2. How many rounds will they go around the center of the equilateral triangle they started on?

danielsittner

I, by my intuition, proceeded with the 2nd method. Finished it in style!

hsjkdsgd

funny how i just learned cardano's method this morning

timetraveller

i just found your channel yesterday and i am loving the content :D
By the way one question for you

*Find the sum of all integers n, such that 1 ≤ n ≤ 1998 and*

*that 60 divides*

*n³ – 30n² + 100n*

happiness

Both the methods were equally good .just loved it.

UttamKumar-ktjp

9:25 or note that the angles from 5 * pi/9 + n * 2pi/3 are 2*pi-compliments of the 3 angles found from pi/9 + n*2*pi/3, e.g. 5 * pi / 9 + 13 * pi / 9 = 2 * pi and so on, and cos(2 * pi - theta) = cos(theta) for all real theta

CaradhrasAiguo

Very interesting, where did you discover this method?

usernamehere

Great video !
Another way could be using cardan's method of solving cubics as it is already in the form of a reduced cubic

LOL-gnkv

Good job !!! Very helpful video thanks !!!

tonyhaddad

For the second method don't we have to go with the assumption that the value of x at which the function 8x³ - 6x -1 is zero is between -1 and 1 (as cos fucntions range is from -1 to 1)
Am I missing something... Pls let me know...

vanshr.sachan

Hi at 2:38 you gave a+b=2x, if that is so then a^3 +b^3 should be in terms of x as well (should not equal 1)

caeoranger

*General Formula* Transform equation to x^3 = 3mx + 2n.

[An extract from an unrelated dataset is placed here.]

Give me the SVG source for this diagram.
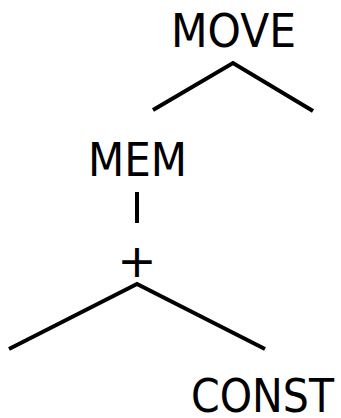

If m > 0 and m^3 > n^2 then x = 2√m Cos T/3 where Cos T = n/m^(3/2). Let's apply the general formula to this problem. x^3 = 3(1/4)x + 2(1/16). So, m = 1/4 and n = 1/16. Applying pre-condition, m > 0 and m^3 = 1/64 > 1/256 = n^2, so the formula applies in this equation. Cos T = n / m^(3/2) = (1/16) / (1/8) = 1/2 = Cos 60. Therefore, x = 2√m Cos T/3 = 2 √(1/4) Cos 60/3 = 1 x Cos 20 = Cos 20. Add/Subtract 120 for the other 2 real but negative solutions, -Cos 40 and -Cos 80, or simply x = Sin (70, -10, -50).

vishalmishra

I actually did it with the second method you showed and seconds before the end of the video I was ready to comment about the other solutions from the trigonometric equation. It's important to wait till the end and listen carefully 😂

owhycvb

Obviously, if it had rational roots there were 1, -1, 1/8, -1/8, 1/4, -1/4, 1/2, -1/2

mxsjncv